StreamTensor: Streaming LLM Intermediates from PyTorch to FPGA Dataflows
What StreamTensor aims to do
StreamTensor is a compiler that transforms PyTorch LLM graphs (GPT-2, Llama, Qwen, Gemma) into stream-scheduled dataflow accelerators targeting AMD’s Alveo U55C FPGA. Instead of treating inference as batched kernels that move intermediate tiles back and forth to DRAM, StreamTensor pipes tiles through on-chip FIFOs and converter kernels, minimizing off-chip round-trips and reducing latency and energy use.
Core concepts and flow
Models enter the toolchain via Torch-MLIR, are lowered to MLIR Linalg, and then translated into a dataflow IR. Nodes in that IR become hardware kernels with explicit stream interfaces and associated host/runtime glue. The system automates kernel emission, DMA insertion, and runtime wiring without manual RTL assembly.
The compiler introduces an iterative tensor type, or itensor, that encodes iteration order, tiling, and layout. By making stream order explicit, itensors enable safe inter-kernel streaming and drive the generation of minimal buffer and layout converters only where producer and consumer formats differ.
Hierarchical design-space exploration
StreamTensor searches three interleaved design spaces:
- Linalg-level transformations: tiling, unroll, vectorization, and permutation
- Fusion choices under memory and resource constraints
- Resource allocation and stream-width selection
This hierarchical DSE optimizes sustained throughput subject to bandwidth and on-chip memory limits.
FIFO sizing and deadlock avoidance
Rather than using heuristics, StreamTensor formulates FIFO sizing as a linear program.
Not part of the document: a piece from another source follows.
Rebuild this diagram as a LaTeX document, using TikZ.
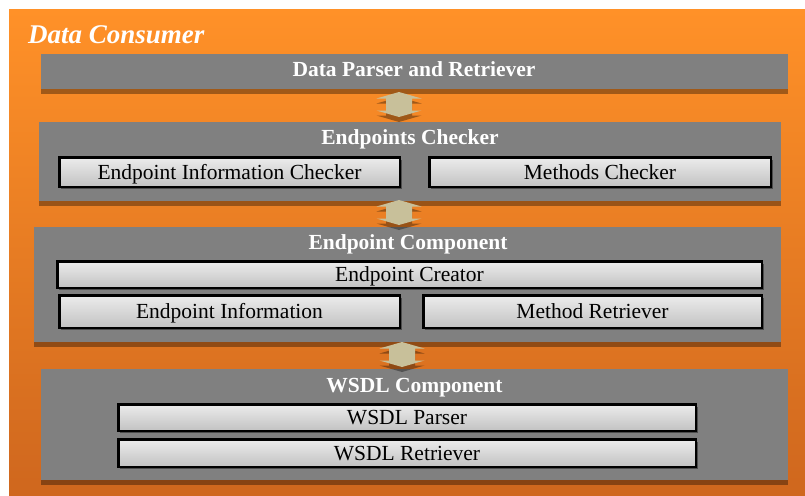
\documentclass[tikz,border=0pt]{standalone}
\usepackage{fontspec}
\setmainfont{Liberation Serif}
\usetikzlibrary{shadows,calc}
\definecolor{orangeTop}{RGB}{255,145,40}
\definecolor{orangeBot}{RGB}{207,103,30}
\definecolor{panelgray}{RGB}{128,128,128}
\definecolor{khaki}{RGB}{200,192,154}
\definecolor{boxTop}{RGB}{236,236,236}
\definecolor{boxBot}{RGB}{194,194,194}
\begin{document}
\begin{tikzpicture}[x=1pt,y=-1pt,
  panel/.style={fill=panelgray, draw=none, inner sep=0pt, outer sep=0pt,
    drop shadow={shadow xshift=0pt, shadow yshift=-5pt, fill=black, opacity=0.35}},
  paneltitle/.style={text=white, font=\fontsize{21.5}{24}\selectfont\bfseries, inner sep=0pt},
  ibox/.style={draw=black, line width=2.5pt, top color=boxTop, bottom color=boxBot,
    inner sep=0pt, outer sep=0pt, font=\fontsize{21.5}{24}\selectfont,
    text height=14.2pt, text depth=0pt,
    drop shadow={shadow xshift=2pt, shadow yshift=-2.5pt, fill=black, opacity=0.4}},
  dblarrow/.pic={
    \fill[black, opacity=0.35, shift={(0,5)}]
      (0,-12.5) -- (22.5,-6) -- (13,-6) -- (13,6) -- (22.5,6) -- (0,12.5)
      -- (-22.5,6) -- (-13,6) -- (-13,-6) -- (-22.5,-6) -- cycle;
    \fill[khaki]
      (0,-12.5) -- (22.5,-6) -- (13,-6) -- (13,6) -- (22.5,6) -- (0,12.5)
      -- (-22.5,6) -- (-13,6) -- (-13,-6) -- (-22.5,-6) -- cycle;
  }]
\useasboundingbox (0,0) rectangle (805,495);

% orange background of the consumer
\shade[top color=orangeTop, bottom color=orangeBot] (9,10) rectangle (805,495);
\node[anchor=base west, inner sep=0pt, text=white,
      font=\fontsize{27}{30}\selectfont\bfseries\itshape] (consumer) at (28,44) {Data Consumer};

% layers
\node[panel, minimum width=747pt, minimum height=35pt] (parser) at (414.5,71.5) {};
\node[panel, minimum width=742pt, minimum height=79pt] (checker) at (410,161.5) {};
\node[panel, minimum width=747pt, minimum height=115pt] (comp) at (407.5,284.5) {};
\node[panel, minimum width=747pt, minimum height=111pt] (wsdl) at (414.5,424.5) {};

\node[paneltitle, anchor=base] (parserT) at (414,77) {Data Parser and Retriever};
\node[paneltitle, anchor=base] (checkerT) at (410,144) {Endpoints Checker};
\node[paneltitle, anchor=base] (compT) at (408,249) {Endpoint Component};
\node[paneltitle, anchor=base] (wsdlT) at (414.5,392) {WSDL Component};

% inner modules
\node[ibox, minimum width=340.5pt, minimum height=29.5pt] (eic) at (229.5,172) {Endpoint Information Checker};
\node[ibox, minimum width=341.5pt, minimum height=29.5pt] (mc) at (600,172) {Methods Checker};
\node[ibox, minimum width=704.5pt, minimum height=26.5pt] (ec) at (409.5,274.5) {Endpoint Creator};
\node[ibox, minimum width=340.5pt, minimum height=32.5pt] (ei) at (229.5,311.5) {Endpoint Information};
\node[ibox, minimum width=338.5pt, minimum height=32.5pt] (mr) at (592.5,311.5) {Method Retriever};
\node[ibox, minimum width=577.5pt, minimum height=26.5pt] (wp) at (407,417.5) {WSDL Parser};
\node[ibox, minimum width=577.5pt, minimum height=27.5pt] (wr) at (407,453) {WSDL Retriever};

% two-way arrows between the layers
\coordinate (ax) at (399,0);
\coordinate (bx) at (402,0);
\coordinate (m1) at ($(parser.south)!0.5!(checker.north)+(0,-1)$);
\coordinate (m2) at ($(checker.south)!0.5!(comp.north)+(0,-1.5)$);
\coordinate (m3) at ($(comp.south)!0.5!(wsdl.north)+(0,-1)$);
\pic at (ax |- m1) {dblarrow};
\pic at (ax |- m2) {dblarrow};
\pic at (bx |- m3) {dblarrow};
\end{tikzpicture}
\end{document}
The LP computes buffer sizes that avoid stalls and deadlocks while minimizing BRAM/URAM usage. That formal approach is essential to guarantee correctness when kernels stream tiles between each other on-chip.
Performance highlights
On LLM decoding workloads the team reports significant gains: geometric-mean latency down to 0.64× versus a GPU baseline on GPT-2 and up to 0.76× versus prior FPGA LLM accelerators. Energy efficiency reaches up to 1.99× compared to an A100 on certain models. These results are shown for decoding workloads and depend on model and configuration.
Platform context and scope
The work targets the Alveo U55C platform (16 GB HBM2, 460 GB/s, PCIe Gen3×16 or dual Gen4×8, dual QSFP28). The streaming dataflow design leverages HBM bandwidth and on-chip BRAM/URAM to keep intermediate tiles moving on-chip and to limit DRAM DMAs to cases where they are strictly necessary.
Why this matters
StreamTensor demonstrates that a compiler-driven streaming approach can replace many DRAM round-trips in LLM decoding, yielding lower latency and higher energy efficiency on specialized FPGA hardware. The key enablers are the itensor typing abstraction, automated converter synthesis, hierarchical DSE, and LP-based FIFO sizing that together make inter-kernel streaming provably safe and efficient.
Where to read more
The authors provide a paper with technical details and an accompanying GitHub with tutorials, code, and notebooks. The results focus on decoding workloads and a particular FPGA platform, but the ideas around itensors and formal FIFO sizing are broadly applicable to compiler-driven dataflow accelerators.